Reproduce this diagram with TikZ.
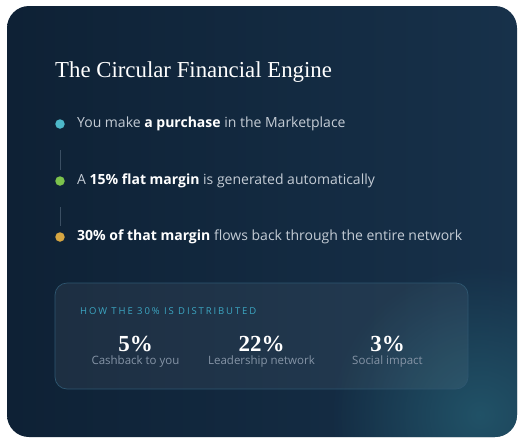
\documentclass[tikz,border=0pt]{standalone}
\usepackage{fontspec}
\setmainfont{Liberation Serif}
\setsansfont{Open Sans}
\usetikzlibrary{positioning,fadings}

\definecolor{cardA}{HTML}{0E2135}
\definecolor{cardB}{HTML}{17314A}
\definecolor{glowC}{HTML}{215267}
\definecolor{bodyC}{HTML}{C4CCD5}
\definecolor{mutedC}{HTML}{8594A6}
\definecolor{headC}{HTML}{3CA6C2}
\definecolor{lineC}{HTML}{3B4F63}
\definecolor{boxLine}{HTML}{2E5670}
\definecolor{dotCyan}{HTML}{4DB8C9}
\definecolor{dotGreen}{HTML}{7CC24C}
\definecolor{dotGold}{HTML}{D6A642}

\tikzfading[name=glowfade, inner color=transparent!0, outer color=transparent!100]

\tikzset{
  dot/.style={circle, minimum size=9.5pt, inner sep=0pt},
  steptext/.style={font=\sffamily\fontsize{14}{16}\selectfont, text=bodyC, inner sep=0pt, anchor=west},
  linkline/.style={draw=lineC, line width=0.8pt},
  sharenum/.style={font=\bfseries\fontsize{23}{26}\selectfont, text=white, inner sep=0pt, anchor=base},
  sharelabel/.style={font=\sffamily\fontsize{11.5}{13}\selectfont, text=mutedC, inner sep=0pt, anchor=base}
}
\newcommand{\hi}[1]{\textcolor{white}{\bfseries #1}}
\newcommand{\drawStep}[4]{
  \node[dot, fill=#3] (#1) at (60,#2) {};
  \node[steptext, right=12pt of #1] (#1txt) {#4};
}
\newcommand{\drawShare}[4]{
  \node[sharenum] (#1) at (#2,351) {#3};
  \node[sharelabel] (#1lbl) at (#2,364) {#4};
}

\begin{document}
\begin{tikzpicture}[x=1pt, y=-1pt]
\useasboundingbox (0,0) rectangle (521,442);

% Card with its glow
\shade[rounded corners=22pt, left color=cardA, right color=cardB] (7,6) rectangle (517,437);
\begin{scope}
  \clip[rounded corners=22pt] (7,6) rectangle (517,437);
  \fill[glowC, path fading=glowfade] (480,415) circle (150);
\end{scope}

% Title
\node[font=\fontsize{22.8}{26}\selectfont, text=white, inner sep=0pt, anchor=base west] (title) at (55,77) {The Circular Financial Engine};

% Steps
\drawStep{s1}{124}{dotCyan}{You make \hi{a purchase} in the Marketplace}
\drawStep{s2}{181}{dotGreen}{A \hi{15\% flat margin} is generated automatically}
\drawStep{s3}{237}{dotGold}{\hi{30\% of that margin} flows back through the entire network}

\draw[linkline] ([yshift=-21pt]s1.south) -- ([yshift=6pt]s2.north);
\draw[linkline] ([yshift=-21pt]s2.south) -- ([yshift=6pt]s3.north);

% Distribution box
\draw[boxLine, line width=0.7pt, fill=white, fill opacity=0.06, rounded corners=12pt] (55,283) rectangle (468,389);
\node[font=\sffamily\fontsize{9.5}{11}\selectfont\addfontfeature{LetterSpace=20}, text=headC, inner sep=0pt, anchor=west] (head) at (80,311) {HOW THE 30\% IS DISTRIBUTED};

\drawShare{p1}{135.5}{5\%}{Cashback to you}
\drawShare{p2}{261.5}{22\%}{Leadership network}
\drawShare{p3}{387.5}{3\%}{Social impact}

\end{tikzpicture}
\end{document}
☆ ☆ ☆
Copy the listing in full and without alteration, omitting every picture.

- [Response to this task]
Reproduce this diagram with TikZ.
\documentclass[tikz,border=0pt]{standalone}
\usepackage{fontspec}
\setmainfont{Liberation Serif}
\setsansfont{Open Sans}
\usetikzlibrary{positioning,fadings}

\definecolor{cardA}{HTML}{0E2135}
\definecolor{cardB}{HTML}{17314A}
\definecolor{glowC}{HTML}{215267}
\definecolor{bodyC}{HTML}{C4CCD5}
\definecolor{mutedC}{HTML}{8594A6}
\definecolor{headC}{HTML}{3CA6C2}
\definecolor{lineC}{HTML}{3B4F63}
\definecolor{boxLine}{HTML}{2E5670}
\definecolor{dotCyan}{HTML}{4DB8C9}
\definecolor{dotGreen}{HTML}{7CC24C}
\definecolor{dotGold}{HTML}{D6A642}

\tikzfading[name=glowfade, inner color=transparent!0, outer color=transparent!100]

\tikzset{
  dot/.style={circle, minimum size=9.5pt, inner sep=0pt},
  steptext/.style={font=\sffamily\fontsize{14}{16}\selectfont, text=bodyC, inner sep=0pt, anchor=west},
  linkline/.style={draw=lineC, line width=0.8pt},
  sharenum/.style={font=\bfseries\fontsize{23}{26}\selectfont, text=white, inner sep=0pt, anchor=base},
  sharelabel/.style={font=\sffamily\fontsize{11.5}{13}\selectfont, text=mutedC, inner sep=0pt, anchor=base}
}
\newcommand{\hi}[1]{\textcolor{white}{\bfseries #1}}
\newcommand{\drawStep}[4]{
  \node[dot, fill=#3] (#1) at (60,#2) {};
  \node[steptext, right=12pt of #1] (#1txt) {#4};
}
\newcommand{\drawShare}[4]{
  \node[sharenum] (#1) at (#2,351) {#3};
  \node[sharelabel] (#1lbl) at (#2,364) {#4};
}

\begin{document}
\begin{tikzpicture}[x=1pt, y=-1pt]
\useasboundingbox (0,0) rectangle (521,442);

% Card with its glow
\shade[rounded corners=22pt, left color=cardA, right color=cardB] (7,6) rectangle (517,437);
\begin{scope}
  \clip[rounded corners=22pt] (7,6) rectangle (517,437);
  \fill[glowC, path fading=glowfade] (480,415) circle (150);
\end{scope}

% Title
\node[font=\fontsize{22.8}{26}\selectfont, text=white, inner sep=0pt, anchor=base west] (title) at (55,77) {The Circular Financial Engine};

% Steps
\drawStep{s1}{124}{dotCyan}{You make \hi{a purchase} in the Marketplace}
\drawStep{s2}{181}{dotGreen}{A \hi{15\% flat margin} is generated automatically}
\drawStep{s3}{237}{dotGold}{\hi{30\% of that margin} flows back through the entire network}

\draw[linkline] ([yshift=-21pt]s1.south) -- ([yshift=6pt]s2.north);
\draw[linkline] ([yshift=-21pt]s2.south) -- ([yshift=6pt]s3.north);

% Distribution box
\draw[boxLine, line width=0.7pt, fill=white, fill opacity=0.06, rounded corners=12pt] (55,283) rectangle (468,389);
\node[font=\sffamily\fontsize{9.5}{11}\selectfont\addfontfeature{LetterSpace=20}, text=headC, inner sep=0pt, anchor=west] (head) at (80,311) {HOW THE 30\% IS DISTRIBUTED};

\drawShare{p1}{135.5}{5\%}{Cashback to you}
\drawShare{p2}{261.5}{22\%}{Leadership network}
\drawShare{p3}{387.5}{3\%}{Social impact}

\end{tikzpicture}
\end{document}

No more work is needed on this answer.